#### EXERCISE GOAL:
Can you set down, exactly as they appear below, the lines from the opening of the material through the one bearing "0.25, 0.25, 0.20]", minus the pictures?

··· SUPPLIED INFORMATION

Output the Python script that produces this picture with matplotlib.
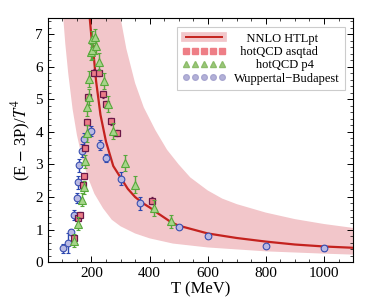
import numpy as np
import matplotlib
matplotlib.use("Agg")
import matplotlib.pyplot as plt
from matplotlib.lines import Line2D
from matplotlib.legend_handler import HandlerTuple

# ---- data ----
wb_T   = [103, 118, 130, 140, 149, 153, 158, 166, 175, 200, 229, 250, 300, 368, 500, 600, 800, 1000]
wb_val = [0.42, 0.58, 0.93, 1.45, 1.98, 2.45, 2.97, 3.42, 3.77, 4.02, 3.60, 3.20, 2.56, 1.80, 1.08, 0.80, 0.50, 0.43]
wb_err = [0.15, 0.30, 0.10, 0.15, 0.15, 0.20, 0.20, 0.20, 0.20, 0.15, 0.15, 0.12, 0.20, 0.20, 0.05, 0.05, 0.05, 0.10]

asq_T   = [141, 152, 159, 170, 175, 177, 183, 188, 210, 225, 240, 250, 267, 287, 408]
asq_val = [0.73, 1.36, 1.44, 2.37, 2.64, 3.50, 4.30, 5.06, 5.82, 5.82, 5.15, 4.84, 4.32, 3.96, 1.89]
asq_err = [0.10] * 15

p4_T   = [139, 154, 169, 175, 179, 183, 185, 190, 193, 198, 203, 201, 212, 214, 226, 243, 258, 275, 315, 350, 415, 473]
p4_val = [0.66, 1.18, 1.92, 2.30, 3.10, 3.95, 4.75, 5.06, 5.63, 6.45, 6.50, 6.85, 6.92, 6.64, 6.16, 5.56, 4.85, 4.02, 3.05, 2.38, 1.66, 1.25]
p4_err = [0.20, 0.20, 0.20, 0.20, 0.20, 0.25, 0.25, 0.25, 0.25, 0.25, 0.25, 0.25, 0.25, 0.25, 0.25, 0.25, 0.25, 0.25, 0.25, 0.25, 0.25, 0.20]

htl_T   = [193, 200, 205, 216, 231, 250, 275, 300, 325, 350, 375, 400, 425, 450, 475, 500, 600, 700, 800, 900, 1000, 1100]
htl_val = [7.6, 6.9, 6.6, 5.55, 4.52, 3.70, 2.95, 2.60, 2.25, 2.00, 1.82, 1.68, 1.52, 1.37, 1.22, 1.12, 0.88, 0.74, 0.63, 0.54, 0.48, 0.44]

up_T   = [298, 320, 350, 380, 420, 460, 500, 540, 600, 650, 700, 800, 900, 1000, 1100]
up_val = [7.6, 6.55, 5.50, 4.75, 4.05, 3.45, 3.00, 2.60, 2.20, 1.95, 1.78, 1.52, 1.32, 1.17, 1.05]
lo_T   = [102, 110, 120, 135, 150, 170, 190, 210, 240, 270, 300, 350, 400, 480, 600, 800, 1000, 1100]
lo_val = [7.6, 6.7, 5.8, 4.7, 3.9, 3.1, 2.55, 2.10, 1.65, 1.30, 1.10, 0.88, 0.73, 0.57, 0.45, 0.33, 0.26, 0.23]

legend_labels = ["NNLO HTLpt", "hotQCD asqtad", "hotQCD p4", "Wuppertal\u2212Budapest"]
label_indent = [4, 2, 7, 0]   # leading spaces to mimic centred legend text

# ---- style ----
plt.rcParams['font.family'] = ['Liberation Serif', 'DejaVu Serif']
plt.rcParams['mathtext.fontset'] = 'stix'

band_c = '#f2c6ca'
line_c = '#c4221e'
sq_face, sq_edge = '#ec7c88', '#6a1848'
tri_face, tri_edge = '#a6d58a', '#58a83c'
cir_face, cir_edge = '#b9b9e3', '#3a4fb0'

fig = plt.figure(figsize=(3.74, 3.08), dpi=100)
ax = fig.add_axes([0.128, 0.149, 0.816, 0.793])

# band
band_x = list(up_T) + list(lo_T[::-1])
band_y = list(up_val) + list(lo_val[::-1])
ax.fill(band_x, band_y, color=band_c, lw=0, zorder=1)
ax.plot(htl_T, htl_val, color=line_c, lw=1.6, zorder=2)

ax.errorbar(wb_T, wb_val, yerr=wb_err, fmt='o', ms=4.8, mfc=cir_face, mec=cir_edge,
            mew=0.8, ecolor='#2a46b0', elinewidth=1.0, capsize=1.2, zorder=3)
ax.errorbar(asq_T, asq_val, yerr=asq_err, fmt='s', ms=4.8, mfc=sq_face, mec=sq_edge,
            mew=0.9, ecolor=sq_edge, elinewidth=0.8, capsize=1.0, zorder=4)
ax.errorbar(p4_T, p4_val, yerr=p4_err, fmt='^', ms=5.2, mfc=tri_face, mec=tri_edge,
            mew=0.8, ecolor=tri_edge, elinewidth=1.0, capsize=1.2, zorder=5)

ax.set_xlim(50, 1100)
ax.set_ylim(0, 7.5)
ax.set_xticks([200, 400, 600, 800, 1000])
ax.set_yticks(range(0, 8))
ax.set_xticks(np.arange(100, 1100, 50), minor=True)
ax.set_yticks(np.arange(0, 7.5, 0.2), minor=True)
ax.tick_params(which='both', direction='in', top=True, right=True, labelsize=11)
ax.tick_params(which='major', length=4, width=0.7)
ax.tick_params(which='minor', length=2, width=0.5)
for s in ax.spines.values():
    s.set_linewidth(0.8)

ax.set_xlabel('T (MeV)', fontsize=12, labelpad=1)
ax.set_ylabel(r'(E $-$ 3P)/$T^4$', fontsize=12, labelpad=2)

h_htl = (Line2D([], [], color=band_c, lw=7), Line2D([], [], color=line_c, lw=1.4))
h_asq = Line2D([], [], ls='none', marker='s', ms=4, mfc='#ee7e86', mec='#ee7e86')
h_p4 = Line2D([], [], ls='none', marker='^', ms=4, mfc='#9cc87a', mec='#8cbc6a')
h_wb = Line2D([], [], ls='none', marker='o', ms=4, mfc='#b3b1d8', mec='#a8a6d0')
labels = [' ' * n + s for n, s in zip(label_indent, legend_labels)]
leg = ax.legend([h_htl, h_asq, h_p4, h_wb], labels,
                handler_map={tuple: HandlerTuple(ndivide=1)},
                numpoints=5, loc='upper right', bbox_to_anchor=(0.974, 0.962),
                borderaxespad=0, fontsize=9, handlelength=3.5, fancybox=False,
                framealpha=1, edgecolor='#cccccc', labelspacing=0.1,
                borderpad=0.45, handletextpad=0.6)
leg.get_frame().set_linewidth(0.8)

fig.savefig('out.png', dpi=100)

······

#### TASK SOLUTION:
Output the Python script that produces this picture with matplotlib.
import numpy as np
import matplotlib
matplotlib.use("Agg")
import matplotlib.pyplot as plt
from matplotlib.lines import Line2D
from matplotlib.legend_handler import HandlerTuple

# ---- data ----
wb_T   = [103, 118, 130, 140, 149, 153, 158, 166, 175, 200, 229, 250, 300, 368, 500, 600, 800, 1000]
wb_val = [0.42, 0.58, 0.93, 1.45, 1.98, 2.45, 2.97, 3.42, 3.77, 4.02, 3.60, 3.20, 2.56, 1.80, 1.08, 0.80, 0.50, 0.43]
wb_err = [0.15, 0.30, 0.10, 0.15, 0.15, 0.20, 0.20, 0.20, 0.20, 0.15, 0.15, 0.12, 0.20, 0.20, 0.05, 0.05, 0.05, 0.10]

asq_T   = [141, 152, 159, 170, 175, 177, 183, 188, 210, 225, 240, 250, 267, 287, 408]
asq_val = [0.73, 1.36, 1.44, 2.37, 2.64, 3.50, 4.30, 5.06, 5.82, 5.82, 5.15, 4.84, 4.32, 3.96, 1.89]
asq_err = [0.10] * 15

p4_T   = [139, 154, 169, 175, 179, 183, 185, 190, 193, 198, 203, 201, 212, 214, 226, 243, 258, 275, 315, 350, 415, 473]
p4_val = [0.66, 1.18, 1.92, 2.30, 3.10, 3.95, 4.75, 5.06, 5.63, 6.45, 6.50, 6.85, 6.92, 6.64, 6.16, 5.56, 4.85, 4.02, 3.05, 2.38, 1.66, 1.25]
p4_err = [0.20, 0.20, 0.20, 0.20, 0.20, 0.25, 0.25, 0.25, 0.25, 0.25, 0.25, 0.25, 0.25, 0.25, 0.25, 0.25, 0.25, 0.25, 0.25, 0.25, 0.25, 0.20]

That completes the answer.